We had those, too, but we never ever called them readers. It was always “The Reedly Weaker.” Always.
After a while, even the teachers called them that.
We had those, too, but we never ever called them readers. It was always “The Reedly Weaker.” Always.
After a while, even the teachers called them that.
We called them “readers” in the suburban Cleveland (OH) schools I attended from 1964 to '77. Some people might know them as primers (pronounced to rhyme with “trimmers” in my neck of the woods, although I’ve also heard the word spoken to rhyme with “timers”). I remember Ginn Basic Readers, but a better series was published by Holt, Reinhart and Winston. Titles included Sounds of Mystery, Sounds of the Storyteller, Sounds of a Distant Drum, etc.
Ah, SRA (Science Research Associates) cards! Yeah, it wasn’t too hard to figure out the order. When I was in fifth grade, for example, the lowest level was tan, while the highest was aqua. Kids know the relative academic merits of themselves and their classmates pretty well after a year or two of schooling.
I didn’t but that’s what our reading books had as subtitles on the covers when I was in elementary school. [insert more clever title in bigger, bolder text] First Grade Reader, [insert more clever title in bigger, bolder text] Third Grade Reader…
In the early years where I went to school, they were called primers.

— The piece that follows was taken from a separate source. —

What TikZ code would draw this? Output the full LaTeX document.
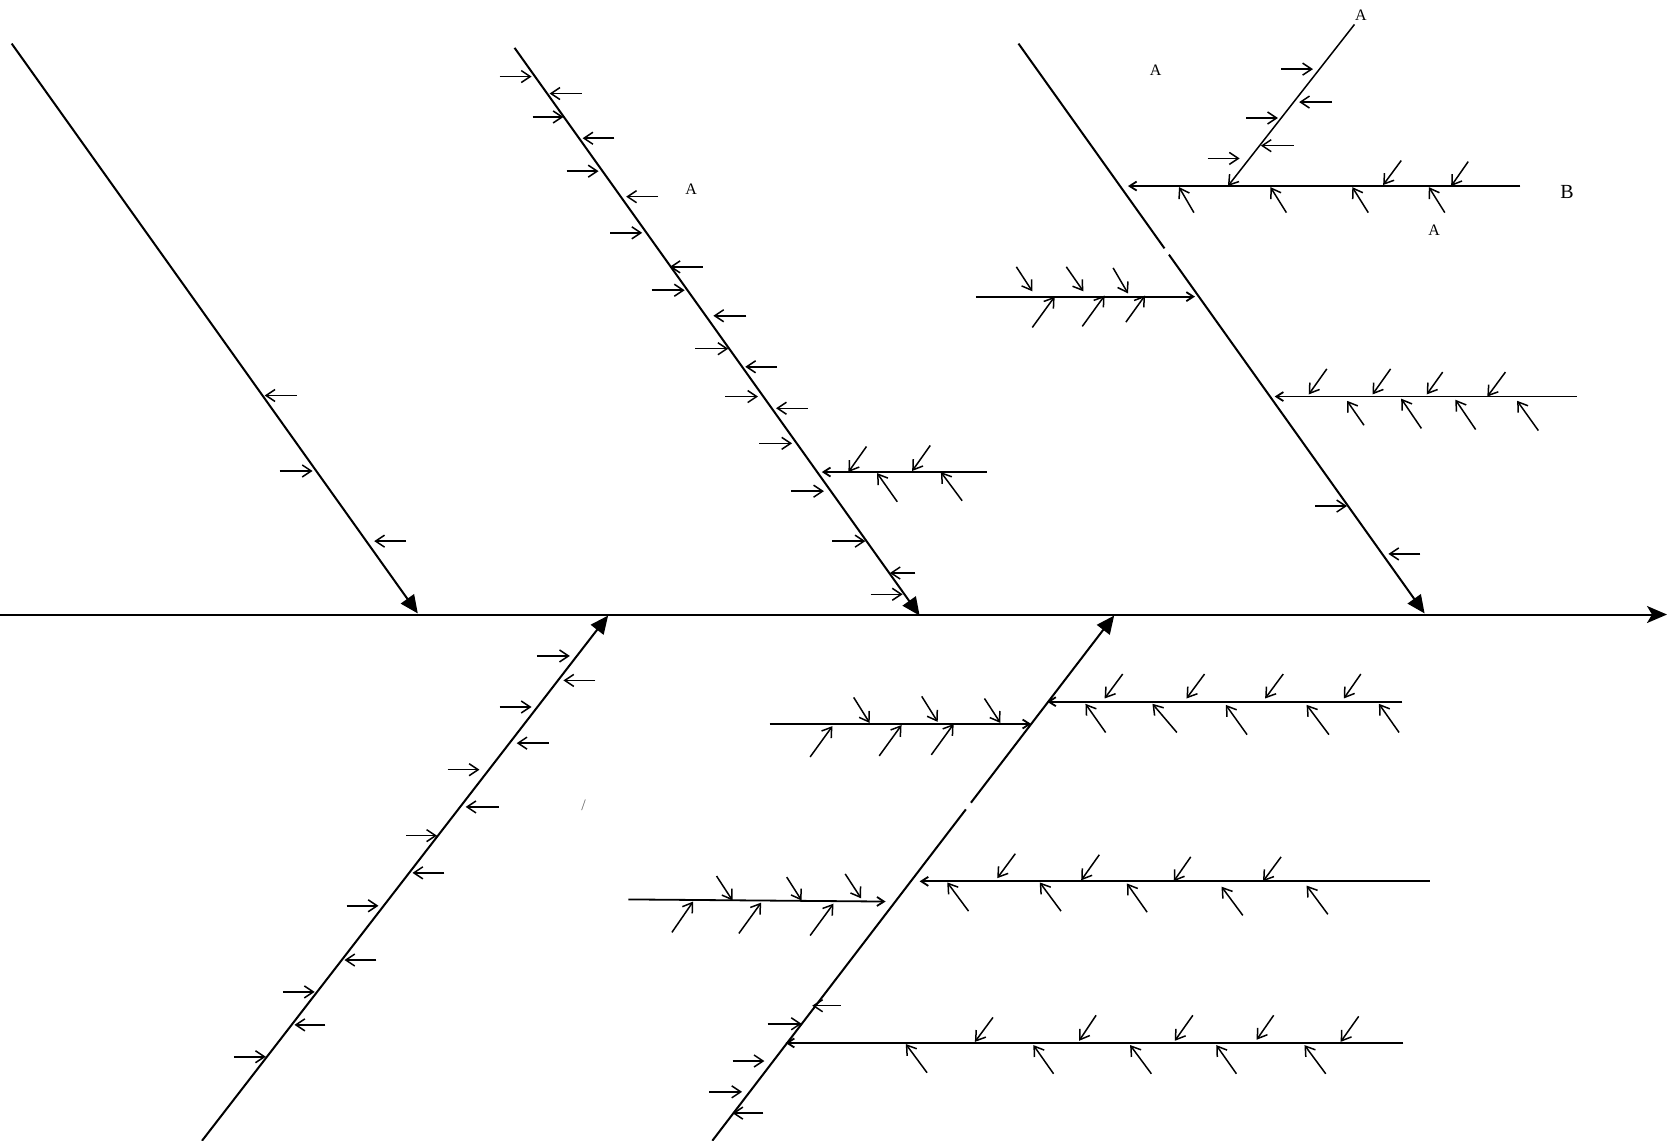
\documentclass[tikz,border=0pt]{standalone}
\usepackage{fontspec}
\setmainfont{Liberation Serif}
\usetikzlibrary{arrows.meta}
\begin{document}
\begin{tikzpicture}[x=0.5316pt,y=-0.5316pt,
  bone/.style={line width=1pt,-{Triangle[length=9pt,width=8pt]}},
  plainbone/.style={line width=1pt},
  spine/.style={line width=1pt,-{Stealth[length=10pt,width=8.5pt,inset=2.5pt]}},
  sa/.style={line width=0.75pt,-{Straight Barb[length=4.5pt,width=6pt]}},
  br/.style={line width=0.9pt,-{Straight Barb[length=3.5pt,width=4.5pt]}},
  lab/.style={font=\fontsize{8}{9}\selectfont,inner sep=0pt},
  labbig/.style={font=\fontsize{10}{12}\selectfont,inner sep=0pt}]
\useasboundingbox (0,0) rectangle (1568,1073);
% spine
\coordinate (S0) at (0,578); \coordinate (S1) at (1568,578);
\draw[spine] (S0) -- (S1);
% main bones
\coordinate (B1a) at (11,41);   \coordinate (B1b) at (393,577);
\coordinate (B2a) at (484,45);  \coordinate (B2b) at (865,579);
\coordinate (B3a) at (958,41);  \coordinate (B3g1) at (1095.3,233.6);
\coordinate (B3g2) at (1099.5,239.5); \coordinate (B3b) at (1340,577);
\coordinate (B4a) at (190,1073); \coordinate (B4b) at (572,579);
\coordinate (B5a) at (670,1073); \coordinate (B5g1) at (908.5,761.3);
\coordinate (B5g2) at (913.3,755); \coordinate (B5b) at (1048,579);
\draw[bone] (B1a) -- (B1b);
\draw[bone] (B2a) -- (B2b);
\draw[plainbone] (B3a) -- (B3g1);
\draw[bone] (B3g2) -- (B3b);
\draw[plainbone] (B5a) -- (B5g1);
\draw[bone] (B5g2) -- (B5b);
\draw[bone] (B4a) -- (B4b);
% branch lines
\coordinate (H1a) at (1430,175); \coordinate (H1b) at (1061,175);
\coordinate (Da) at (1274,23);   \coordinate (Db) at (1155,175);
\coordinate (H2a) at (918,279);  \coordinate (H2b) at (1124,279);
\coordinate (H3a) at (1483,373); \coordinate (H3b) at (1199,373);
\coordinate (H4a) at (928,444);  \coordinate (H4b) at (773,444);
\coordinate (K1a) at (1319,660); \coordinate (K1b) at (985,660);
\coordinate (K2a) at (724,681);  \coordinate (K2b) at (970,681);
\coordinate (K3a) at (1345,829); \coordinate (K3b) at (865,829);
\coordinate (K4a) at (591,846);  \coordinate (K4b) at (833,848);
\coordinate (K5a) at (1320,981); \coordinate (K5b) at (739,981);
\foreach \p in {H1,H2,H3,H4,K1,K2,K3,K4,K5} \draw[br] (\p a) -- (\p b);
\draw[sa] (Da) -- (Db);
% horizontal small arrows on bones: y / start x / tip x
\foreach \y/\s/\t in {
  372/279/249, 443/263/294, 509/382/352,
  72/470/500, 88/547/517, 110/501/530, 130/578/548, 161/533/563,
  185/619/589, 219/574/604, 251/661/630, 273/613/644, 297/702/671,
  328/654/685, 345/731/701, 373/682/713, 384/760/730, 417/714/745,
  462/744/775, 509/783/814, 539/861/837, 559/819/849,
  476/1237/1267, 521/1336/1306,
  65/1205/1235, 96/1253/1222, 111/1172/1202, 137/1217/1186, 149/1136/1166,
  617/505/536, 640/560/530, 665/470/500, 699/516/486, 724/421/451,
  759/469/438, 786/382/411, 821/418/388, 852/326/356, 903/354/324,
  933/266/296, 964/306/277, 994/220/250,
  946/791/764, 963/722/754, 998/689/719, 1027/667/698, 1047/718/689}
  \draw[sa] (\s,\y) -- (\t,\y);
% slanted small arrows on branches
\foreach \a/\b/\c/\d in {
  1123/200/1109/176, 1210/200/1195/176, 1287/200/1272/176, 1359/200/1344/176,
  1318/151/1301/174, 1381/152/1365/175,
  956/251/971/274, 1003/251/1019/274, 1047/252/1061/276,
  971/308/992/279, 1018/307/1039/278, 1059/303/1077/278,
  1248/347/1231/371, 1308/347/1291/371, 1357/350/1342/371, 1416/350/1399/373,
  1283/400/1267/377, 1337/403/1318/375, 1388/404/1369/376, 1447/405/1427/377,
  815/420/798/444, 875/419/858/443, 844/472/825/445, 905/471/885/444,
  1056/634/1039/657, 1133/634/1116/657, 1207/634/1190/657, 1280/634/1264/657,
  1040/689/1021/662, 1107/689/1084/662, 1173/691/1153/663, 1250/691/1229/663,
  1316/689/1297/662,
  803/656/818/680, 867/655/882/679, 926/657/941/680,
  762/712/783/683, 827/711/848/682, 876/710/897/681,
  955/803/938/826, 1034/804/1017/828, 1120/806/1104/829, 1205/806/1188/829,
  911/857/891/830, 998/857/978/830, 1079/858/1060/831, 1169/861/1149/834,
  1249/860/1229/833,
  674/824/689/847, 740/825/754/847, 795/822/810/845,
  632/877/652/848, 695/878/716/849, 762/880/784/850,
  934/957/917/980, 1031/955/1015/979, 1122/955/1105/979, 1198/955/1182/978,
  1278/956/1261/980,
  872/1009/852/982, 991/1010/972/983, 1083/1010/1063/983, 1163/1010/1144/983,
  1247/1010/1227/983}
  \draw[sa] (\a,\b) -- (\c,\d);
% labels
\node[lab] (LA1) at (1280,14) {A};
\node[lab] (LA2) at (1087,66) {A};
\node[lab] (LA3) at (650,178) {A};
\node[labbig] (LB) at (1474,181) {B};
\node[lab] (LA4) at (1349,217) {A};
\node[font=\fontsize{8}{9}\selectfont,text=black!60,inner sep=0pt] (SL) at (549,757) {/};
\end{tikzpicture}
\end{document}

Readers, from 1971-1980 in St. Louis. We had the pretentious single-word titles, too, though the only one I remember offhand is “Serendipity.” Generally they were dull as dust, the only thing duller was the occasional grammar chapter, which was doubly annoying since we also had English Books that were nothing but grammar and punctuation and such. Why did we do it twice? I have no idea.
Also annoying was the way that a certain percentage of “stories” were actually chapters of longer works. Sometimes really good longer works, like we read the Doldrums chapter of The Phantom Tollbooth. Could we read the whole book in class, instead of the other crap? Nope, just a single chapter to tease and torment you–“Yes, children, there are actually things out there that are fun to read–but that’s not what we’re going to do for class! Mwahaha!” And then when it wasn’t anything really good, it was a single chapter of something that was boring and then didn’t actually end or make any sense since the rest of the story wasn’t there.
We had SRA cards, too, but they weren’t booklets, just folding cards with very short stories. Most of them were dull as dust, too, although some of the stuff at the high end was pretty cool–I remember running across some Stephen Leacock when I was in 7th grade, and a few other things nearly as good. But the stuff you had to plow through to get there was awful.
My daughter, in first grade, doesn’t have a reader. They have short standalone books, some of them dull, some of them very good–she has to read one to me every night for homework.